The ALJ determined that, while claimant could not return to his old job, he could perform some light duty work. The ALJ specifically found that claimant was capable of lifting up to ten pounds repetitively and up to twenty pounds intermittently. The ALJ also determined that claimant could sit for thirty minutes and stand for one hour.
Padgett testified on direct examination at his deposition that claimant was unable to work but later contradicted that testimony on cross-examination by assigning specific work restrictions to claimant. Padgett indicated that claimant could perform a job that did not require him to lift more than twenty pounds or perform any repeated bending or stooping.
The ALJ specifically discounted Padgett's direct testimony and credited the cross-examination testimony, because the restrictions assigned directly corresponded to those listed in the April 23, 1990, letter. The ALJ declined to credit Dr. Moore's testimony, which indicated that claimant was able to perform a greater range of tasks. Claimant testified at the hearing that there were no jobs that he could perform.
The ALJ determined that two of the jobs that Quintanilla had identified in his labor market survey were compatible with the restrictions assigned by Padgett and were reasonably available to claimant. The ALJ also found that claimant had failed to exercise due diligence in seeking to obtain alternate employment.
Claimant argues that the ALJ's factual findings were not supported by substantial evidence. Specifically, claimant argues that the ALJ erroneously found that he was capable of performing some types of work. Claimant argues that the ALJ's evaluation of Padgett's testimony was incorrect and that the ALJ failed to accord proper weight to claimant's own testimony about his physical condition. Claimant asserts that the ALJ did not examine the record "as a whole" but chose to consider only parts of it.
The ALJ is the factfinder and "is entitled to consider all credibility inferences." Avondale Shipyards, Inc. v. Kennel, 914 F.2d 88, 91 (5th Cir.1988). The ALJ's selection among inferences is conclusive if supported by the evidence and the law. The ALJ determines the weight to be accorded to evidence and makes credibility determinations. Mijangos v. Avondale Shipyards, 948 F.2d 941, 945 (5th Cir.1991). Moreover, where the testimony of medical experts is at issue, the ALJ is entitled to accept any part of an expert's testimony or reject it completely. Kennel, 914 F.2d at 91.1
Claimant's argument has no merit. The ALJ in this case wrote a careful and thorough opinion. The finding that claimant is able to perform certain types of light duty work is supported by substantial evidence including claimant's own doctor's testimony. The ALJ's opinion indicates that he considered claimant's testimony as well as the testimony of both Padgett and Moore.

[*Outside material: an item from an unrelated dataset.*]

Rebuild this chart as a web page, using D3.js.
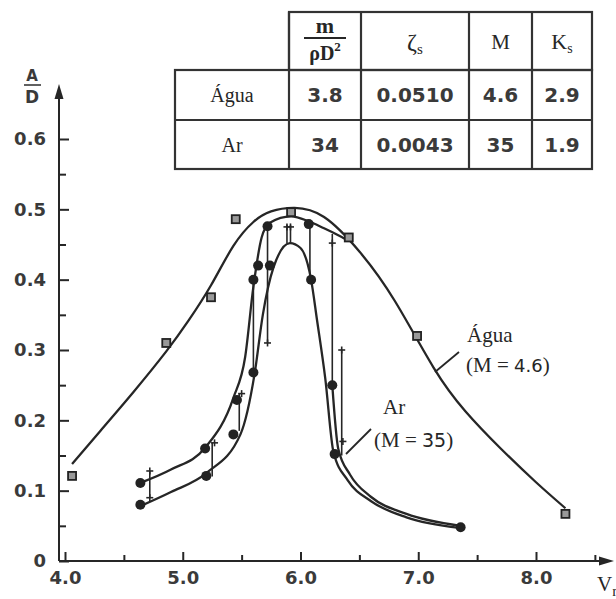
<!DOCTYPE html>
<html>
<head>
<meta charset="utf-8">
<script src="https://cdn.jsdelivr.net/npm/d3@7"></script>
<style>
  body { margin: 0; background: #fff; }
  svg { display: block; }
</style>
</head>
<body>
<svg id="chart" width="616" height="599"></svg>
<script>
// Água (M = 4.6): pontos medidos (quadrados)
const aguaX = [4.06, 4.86, 5.24, 5.45, 5.92, 6.41, 6.99, 8.25];
const aguaY = [0.121, 0.31, 0.375, 0.486, 0.496, 0.46, 0.32, 0.067];
// curva ajustada da água
const aguaCurvaX = [4.06, 4.3, 4.58, 4.86, 5.05, 5.24, 5.43, 5.6, 5.75, 5.95, 6.2, 6.5, 6.8, 7.13, 7.4, 7.7, 8.0, 8.25];
const aguaCurvaY = [0.138, 0.185, 0.24, 0.298, 0.342, 0.392, 0.448, 0.482, 0.497, 0.502, 0.489, 0.44, 0.37, 0.275, 0.213, 0.16, 0.112, 0.075];

// Ar (M = 35): ramo superior, ramo inferior e cauda depois do salto
const arSupX = [4.64, 4.9, 5.19, 5.43, 5.53, 5.6, 5.67, 5.74, 5.92, 6.07, 6.2, 6.3, 6.41];
const arSupY = [0.111, 0.13, 0.161, 0.232, 0.29, 0.39, 0.46, 0.481, 0.49, 0.483, 0.473, 0.465, 0.455];
const arInfX = [4.64, 4.9, 5.2, 5.49, 5.61, 5.68, 5.77, 5.91, 6.0, 6.09, 6.14, 6.21, 6.28, 6.4, 6.6, 6.9, 7.35];
const arInfY = [0.078, 0.098, 0.125, 0.18, 0.266, 0.35, 0.417, 0.452, 0.445, 0.40, 0.343, 0.26, 0.155, 0.115, 0.085, 0.062, 0.047];
const arCaudaX = [6.27, 6.32, 6.42, 6.6, 6.9, 7.36];
const arCaudaY = [0.25, 0.16, 0.123, 0.091, 0.067, 0.05];

// pontos medidos do ar (círculos)
const arCirX = [4.64, 4.64, 5.19, 5.20, 5.43, 5.46, 5.60, 5.60, 5.64, 5.72, 5.74, 6.07, 6.09, 6.27, 6.29, 7.36];
const arCirY = [0.111, 0.08, 0.16, 0.121, 0.18, 0.229, 0.268, 0.40, 0.42, 0.476, 0.42, 0.479, 0.40, 0.25, 0.152, 0.048];

// saltos verticais (x, de, até)
const saltoX = [4.72, 5.25, 5.48, 5.60, 5.72, 5.885, 5.915, 6.08, 6.27, 6.35];
const saltoDe = [0.128, 0.168, 0.238, 0.40, 0.476, 0.478, 0.478, 0.479, 0.465, 0.30];
const saltoAte = [0.09, 0.12, 0.185, 0.268, 0.31, 0.452, 0.452, 0.40, 0.25, 0.15];

// marcas "+"
const maisX = [4.72, 4.72, 5.27, 5.50, 5.72, 5.885, 5.915, 6.27, 6.35, 6.36];
const maisY = [0.128, 0.09, 0.168, 0.238, 0.31, 0.475, 0.475, 0.452, 0.30, 0.17];

// eixos
const xTicks = [4, 5, 6, 7, 8];
const xMinor = [4.5, 5.5, 6.5, 7.5, 8.5];
const yTicks = [0, 0.1, 0.2, 0.3, 0.4, 0.5, 0.6];
const yMinor = [0.05, 0.15, 0.25, 0.35, 0.45, 0.55];

// tabela
const tabLinhas = ["Água", "Ar"];
const tabMassa = ["3.8", "34"];
const tabZeta = ["0.0510", "0.0043"];
const tabM = ["4.6", "35"];
const tabK = ["2.9", "1.9"];

const numFont = "DejaVu Sans";
const serif = "Liberation Serif";
const ink = "#262626";

const svg = d3.select("#chart");

const x = d3.scaleLinear().domain([4, 8]).range([65, 536]);
const y = d3.scaleLinear().domain([0, 0.6]).range([561, 139]);
const x0 = 59, y0 = 561;

function estiloEixo(g) {
  g.select(".domain").remove();
  g.selectAll(".tick line").attr("stroke", ink).attr("stroke-width", 2);
  g.selectAll(".tick text")
    .attr("fill", "#3a3a3a")
    .style("font-family", numFont)
    .style("font-weight", "bold")
    .style("font-size", "18px");
}

// eixo x
svg.append("g")
  .attr("transform", `translate(0,${y0})`)
  .call(d3.axisBottom(x).tickValues(xTicks).tickFormat(d3.format(".1f")).tickSize(-9).tickPadding(10))
  .call(estiloEixo);
svg.append("g")
  .attr("transform", `translate(0,${y0})`)
  .call(d3.axisBottom(x).tickValues(xMinor).tickFormat("").tickSize(-6))
  .call(estiloEixo);

// eixo y
svg.append("g")
  .attr("transform", `translate(${x0},0)`)
  .call(d3.axisLeft(y).tickValues(yTicks)
    .tickFormat(d => d === 0 ? "0" : d3.format(".1f")(d)).tickSize(-10).tickPadding(13))
  .call(estiloEixo);
svg.append("g")
  .attr("transform", `translate(${x0},0)`)
  .call(d3.axisLeft(y).tickValues(yMinor).tickFormat("").tickSize(-7))
  .call(estiloEixo);

// linhas dos eixos com setas
svg.append("line").attr("x1", x0).attr("y1", y0).attr("x2", x0).attr("y2", 94)
  .attr("stroke", ink).attr("stroke-width", 2);
svg.append("path").attr("d", `M${x0},84 L${x0 - 4.5},99 L${x0 + 4.5},99 Z`).attr("fill", ink);
svg.append("line").attr("x1", x0).attr("y1", y0).attr("x2", 604).attr("y2", y0)
  .attr("stroke", ink).attr("stroke-width", 2);
svg.append("path").attr("d", `M614,${y0} L599,${y0 - 4.5} L599,${y0 + 4.5} Z`).attr("fill", ink);

// rótulos dos eixos
svg.append("text").attr("x", 32).attr("y", 81).attr("text-anchor", "middle")
  .style("font-family", numFont).style("font-weight", "bold").style("font-size", "15px")
  .attr("fill", "#3a3a3a").text("A");
svg.append("line").attr("x1", 24).attr("x2", 41).attr("y1", 85).attr("y2", 85)
  .attr("stroke", "#3a3a3a").attr("stroke-width", 1.6);
svg.append("text").attr("x", 32).attr("y", 103).attr("text-anchor", "middle")
  .style("font-family", numFont).style("font-weight", "bold").style("font-size", "17px")
  .attr("fill", "#3a3a3a").text("D");
const vr = svg.append("text").attr("x", 597).attr("y", 591)
  .style("font-family", serif).style("font-size", "21px").attr("fill", ink);
vr.append("tspan").text("V");
vr.append("tspan").attr("dy", 5).style("font-size", "15px").text("r");

// curvas
const linhaSuave = d3.line().x(d => x(d[0])).y(d => y(d[1])).curve(d3.curveNatural);
const linha = d3.line().x(d => x(d[0])).y(d => y(d[1])).curve(d3.curveMonotoneX);

svg.append("path")
  .attr("d", linhaSuave(d3.zip(aguaCurvaX, aguaCurvaY)))
  .attr("fill", "none")
  .attr("stroke", ink)
  .attr("stroke-width", 2.3);

const curvasAr = [
  d3.zip(arSupX, arSupY),
  d3.zip(arInfX, arInfY),
  d3.zip(arCaudaX, arCaudaY)
];
svg.selectAll("path.curva")
  .data(curvasAr)
  .enter()
  .append("path")
  .attr("class", "curva")
  .attr("d", linha)
  .attr("fill", "none")
  .attr("stroke", ink)
  .attr("stroke-width", 2.3);

// saltos verticais
svg.selectAll("line.salto")
  .data(saltoX)
  .enter()
  .append("line")
  .attr("class", "salto")
  .attr("x1", d => x(d)).attr("x2", d => x(d))
  .attr("y1", (d, i) => y(saltoDe[i])).attr("y2", (d, i) => y(saltoAte[i]))
  .attr("stroke", ink).attr("stroke-width", 1.6);

// marcas +
const mais = svg.selectAll("g.mais")
  .data(maisX)
  .enter()
  .append("g")
  .attr("class", "mais")
  .attr("transform", (d, i) => `translate(${x(d)},${y(maisY[i])})`);
mais.append("line").attr("x1", -3.5).attr("x2", 3.5).attr("stroke", ink).attr("stroke-width", 1.6);
mais.append("line").attr("y1", -3.5).attr("y2", 3.5).attr("stroke", ink).attr("stroke-width", 1.6);

// quadrados (água)
svg.selectAll("rect.agua")
  .data(aguaX)
  .enter()
  .append("rect")
  .attr("class", "agua")
  .attr("x", d => x(d) - 4)
  .attr("y", (d, i) => y(aguaY[i]) - 4)
  .attr("width", 8).attr("height", 8)
  .attr("fill", "#999").attr("stroke", "#222").attr("stroke-width", 1.8);

// círculos (ar)
svg.selectAll("circle.ar")
  .data(arCirX)
  .enter()
  .append("circle")
  .attr("class", "ar")
  .attr("cx", d => x(d))
  .attr("cy", (d, i) => y(arCirY[i]))
  .attr("r", 5)
  .attr("fill", "#222");

// legendas com setas indicadoras
svg.append("line").attr("x1", 435).attr("y1", 372).attr("x2", 459).attr("y2", 352)
  .attr("stroke", ink).attr("stroke-width", 1.8);
svg.append("text").attr("x", 467).attr("y", 342)
  .style("font-family", serif).style("font-size", "21px").attr("fill", ink).text("Água");
const t1 = svg.append("text").attr("x", 466).attr("y", 372)
  .style("font-size", "21px").attr("fill", ink);
t1.append("tspan").style("font-family", serif).text("(M = ");
t1.append("tspan").style("font-family", numFont).style("font-size", "18px").text("4.6");
t1.append("tspan").style("font-family", serif).text(")");

svg.append("line").attr("x1", 346).attr("y1", 454).attr("x2", 371).attr("y2", 429)
  .attr("stroke", ink).attr("stroke-width", 1.8);
svg.append("text").attr("x", 383).attr("y", 414)
  .style("font-family", serif).style("font-size", "21px").attr("fill", ink).text("Ar");
const t2 = svg.append("text").attr("x", 374).attr("y", 447)
  .style("font-size", "21px").attr("fill", ink);
t2.append("tspan").style("font-family", serif).text("(M = ");
t2.append("tspan").style("font-family", numFont).style("font-size", "19px").text("35");
t2.append("tspan").style("font-family", serif).text(")");

// tabela
const colX = [175, 289, 361, 469, 532, 592];
const rowY = [12, 70, 120, 169];
const tab = svg.append("g").attr("stroke", "#333").attr("stroke-width", 2.2).attr("fill", "none");
tab.append("rect").attr("x", colX[1]).attr("y", rowY[0]).attr("width", colX[5] - colX[1]).attr("height", rowY[1] - rowY[0]);
tab.append("rect").attr("x", colX[0]).attr("y", rowY[1]).attr("width", colX[5] - colX[0]).attr("height", rowY[3] - rowY[1]);
tab.append("line").attr("x1", colX[0]).attr("x2", colX[5]).attr("y1", rowY[2]).attr("y2", rowY[2]);
colX.slice(1, 5).forEach(cx => {
  tab.append("line").attr("x1", cx).attr("x2", cx).attr("y1", rowY[0]).attr("y2", rowY[3]);
});

const meio = i => (colX[i] + colX[i + 1]) / 2;

// cabeçalho
svg.append("text").attr("x", meio(1)).attr("y", 33).attr("text-anchor", "middle")
  .style("font-family", serif).style("font-weight", "bold").style("font-size", "22px").attr("fill", ink).text("m");
svg.append("line").attr("x1", meio(1) - 21).attr("x2", meio(1) + 21).attr("y1", 38).attr("y2", 38)
  .attr("stroke", ink).attr("stroke-width", 1.8);
const rho = svg.append("text").attr("x", meio(1)).attr("y", 60).attr("text-anchor", "middle")
  .style("font-family", serif).style("font-weight", "bold").style("font-size", "20px").attr("fill", ink);
rho.append("tspan").text("ρD");
rho.append("tspan").attr("dy", -9).style("font-size", "13px").text("2");

const zeta = svg.append("text").attr("x", meio(2)).attr("y", 50).attr("text-anchor", "middle")
  .style("font-family", serif).style("font-size", "24px").attr("fill", ink);
zeta.append("tspan").text("ζ");
zeta.append("tspan").attr("dy", 4).style("font-size", "15px").text("s");

svg.append("text").attr("x", meio(3)).attr("y", 49).attr("text-anchor", "middle")
  .style("font-family", serif).style("font-size", "21px").attr("fill", ink).text("M");
const kz = svg.append("text").attr("x", meio(4)).attr("y", 49).attr("text-anchor", "middle")
  .style("font-family", serif).style("font-size", "22px").attr("fill", ink);
kz.append("tspan").text("K");
kz.append("tspan").attr("dy", 4).style("font-size", "14px").text("s");

// corpo da tabela
const colunas = [tabMassa, tabZeta, tabM, tabK];
tabLinhas.forEach((nome, r) => {
  const base = (rowY[r + 1] + rowY[r + 2]) / 2 + 7;
  svg.append("text").attr("x", meio(0)).attr("y", base).attr("text-anchor", "middle")
    .style("font-family", serif).style("font-size", "20px").attr("fill", ink).text(nome);
  colunas.forEach((col, c) => {
    svg.append("text").attr("x", meio(c + 1)).attr("y", base).attr("text-anchor", "middle")
      .style("font-family", numFont).style("font-weight", "bold").style("font-size", "20px")
      .attr("fill", "#3a3a3a").text(col[r]);
  });
});
</script>
</body>
</html>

Claimant's challenge to the calculation of his award is also meritless. The ALJ properly followed the procedures set out in 33 U.S.C. Sec. 908(c)(21).

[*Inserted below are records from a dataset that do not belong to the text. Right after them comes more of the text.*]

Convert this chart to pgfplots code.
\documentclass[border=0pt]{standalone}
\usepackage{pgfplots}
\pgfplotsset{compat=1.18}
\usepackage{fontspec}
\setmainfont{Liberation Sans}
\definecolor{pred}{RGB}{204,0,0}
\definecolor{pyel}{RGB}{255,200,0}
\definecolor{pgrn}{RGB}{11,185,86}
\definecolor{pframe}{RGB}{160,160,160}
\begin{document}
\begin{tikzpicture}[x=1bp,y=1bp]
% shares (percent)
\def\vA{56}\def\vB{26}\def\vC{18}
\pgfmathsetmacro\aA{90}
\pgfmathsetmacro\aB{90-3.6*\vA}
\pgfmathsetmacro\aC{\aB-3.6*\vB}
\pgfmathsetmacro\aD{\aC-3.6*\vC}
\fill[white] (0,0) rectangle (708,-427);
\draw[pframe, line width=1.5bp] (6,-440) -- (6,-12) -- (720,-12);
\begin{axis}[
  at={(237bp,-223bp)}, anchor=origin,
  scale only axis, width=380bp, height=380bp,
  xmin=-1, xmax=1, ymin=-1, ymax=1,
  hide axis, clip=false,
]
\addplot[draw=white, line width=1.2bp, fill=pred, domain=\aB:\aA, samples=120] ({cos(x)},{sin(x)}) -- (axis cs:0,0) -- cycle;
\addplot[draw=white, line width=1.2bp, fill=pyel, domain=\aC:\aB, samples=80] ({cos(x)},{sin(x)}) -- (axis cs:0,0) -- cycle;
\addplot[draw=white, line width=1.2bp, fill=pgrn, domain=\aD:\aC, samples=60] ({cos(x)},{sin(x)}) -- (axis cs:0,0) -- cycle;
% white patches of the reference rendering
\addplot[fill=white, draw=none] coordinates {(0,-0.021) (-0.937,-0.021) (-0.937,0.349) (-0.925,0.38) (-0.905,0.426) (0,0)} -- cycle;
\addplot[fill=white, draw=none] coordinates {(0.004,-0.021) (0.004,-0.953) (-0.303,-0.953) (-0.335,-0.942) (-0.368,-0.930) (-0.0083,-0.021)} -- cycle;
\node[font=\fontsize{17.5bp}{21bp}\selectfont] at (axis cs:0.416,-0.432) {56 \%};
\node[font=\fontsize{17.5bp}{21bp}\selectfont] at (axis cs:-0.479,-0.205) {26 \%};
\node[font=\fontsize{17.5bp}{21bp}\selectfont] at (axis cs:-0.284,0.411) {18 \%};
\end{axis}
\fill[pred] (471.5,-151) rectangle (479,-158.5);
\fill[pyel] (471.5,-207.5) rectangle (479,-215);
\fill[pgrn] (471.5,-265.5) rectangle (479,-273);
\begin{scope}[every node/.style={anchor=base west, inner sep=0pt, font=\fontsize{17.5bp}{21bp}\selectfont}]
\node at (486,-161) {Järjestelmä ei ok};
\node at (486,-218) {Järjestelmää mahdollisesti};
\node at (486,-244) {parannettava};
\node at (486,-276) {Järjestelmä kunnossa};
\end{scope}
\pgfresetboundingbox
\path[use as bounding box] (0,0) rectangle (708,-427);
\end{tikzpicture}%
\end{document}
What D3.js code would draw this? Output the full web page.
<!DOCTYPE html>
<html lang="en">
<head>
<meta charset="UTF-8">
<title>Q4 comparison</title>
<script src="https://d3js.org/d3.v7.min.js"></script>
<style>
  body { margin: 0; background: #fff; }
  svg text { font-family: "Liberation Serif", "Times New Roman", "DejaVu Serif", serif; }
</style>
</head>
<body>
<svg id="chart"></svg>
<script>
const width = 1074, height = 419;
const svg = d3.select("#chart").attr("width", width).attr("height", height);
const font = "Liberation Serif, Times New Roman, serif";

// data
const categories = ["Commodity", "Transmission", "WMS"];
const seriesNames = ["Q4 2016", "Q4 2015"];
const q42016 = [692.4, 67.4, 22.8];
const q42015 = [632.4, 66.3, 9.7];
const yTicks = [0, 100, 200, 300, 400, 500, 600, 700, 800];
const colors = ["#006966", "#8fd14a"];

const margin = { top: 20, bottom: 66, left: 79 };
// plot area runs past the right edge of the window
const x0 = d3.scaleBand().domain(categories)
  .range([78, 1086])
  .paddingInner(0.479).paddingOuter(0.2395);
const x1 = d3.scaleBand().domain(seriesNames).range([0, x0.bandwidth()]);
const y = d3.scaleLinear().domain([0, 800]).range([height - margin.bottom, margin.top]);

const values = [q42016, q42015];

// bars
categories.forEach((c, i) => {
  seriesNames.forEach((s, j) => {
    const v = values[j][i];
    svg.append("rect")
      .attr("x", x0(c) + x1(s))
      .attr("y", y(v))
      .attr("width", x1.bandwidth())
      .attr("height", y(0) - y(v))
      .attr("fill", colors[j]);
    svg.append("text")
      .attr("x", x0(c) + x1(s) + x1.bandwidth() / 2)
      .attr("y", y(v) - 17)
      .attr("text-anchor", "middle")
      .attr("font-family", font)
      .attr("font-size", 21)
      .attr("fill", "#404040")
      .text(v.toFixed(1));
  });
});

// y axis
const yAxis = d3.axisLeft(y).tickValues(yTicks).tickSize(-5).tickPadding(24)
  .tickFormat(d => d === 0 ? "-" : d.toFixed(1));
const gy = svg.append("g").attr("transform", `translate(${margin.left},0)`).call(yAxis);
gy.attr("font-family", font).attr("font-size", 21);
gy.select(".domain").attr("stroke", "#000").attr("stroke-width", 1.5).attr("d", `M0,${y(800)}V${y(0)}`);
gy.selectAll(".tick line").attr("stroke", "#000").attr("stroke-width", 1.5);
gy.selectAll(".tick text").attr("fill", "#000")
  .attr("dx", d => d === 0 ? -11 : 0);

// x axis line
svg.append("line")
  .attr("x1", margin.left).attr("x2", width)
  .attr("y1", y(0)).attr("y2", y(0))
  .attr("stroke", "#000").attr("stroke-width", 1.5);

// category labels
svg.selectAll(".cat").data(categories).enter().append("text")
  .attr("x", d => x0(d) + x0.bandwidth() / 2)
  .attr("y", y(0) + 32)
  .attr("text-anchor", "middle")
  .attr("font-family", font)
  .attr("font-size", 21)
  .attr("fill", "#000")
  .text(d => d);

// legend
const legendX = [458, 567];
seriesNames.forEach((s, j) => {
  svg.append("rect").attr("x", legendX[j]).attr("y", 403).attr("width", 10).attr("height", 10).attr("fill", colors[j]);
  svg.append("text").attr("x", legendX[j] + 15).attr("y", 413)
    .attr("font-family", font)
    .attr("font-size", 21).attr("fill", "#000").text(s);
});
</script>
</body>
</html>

The petition for review is DENIED.
Claimant argues that all factual doubts must be resolved in his favor pursuant to Wheatley v. Adler, 407 F.2d 307, 312 (D.C.Cir.1968). Under this "true doubt rule" as stated in this circuit:
"[T]he factfinder operates under the statutory policy that all doubtful fact questions are to be resolved in favor of the injured employee because the intent of the statute is to place the burden of possible error on those best able to bear it." Noble Drilling Co. v. Drake, 795 F.2d 478, 481 (5th Cir.1986). In effect, the statute eases the ordinary preponderance of the evidence standard applicable in most civil suits. Id.
Kennel, 914 F.2d at 90-91. We note here that the "true doubt rule" has been explicitly rejected by the Supreme Court. Director, OWCP v. Greenwich Collieries, --- U.S. ----, 114 S.Ct. 2251, 129 L.Ed.2d 221 (1994).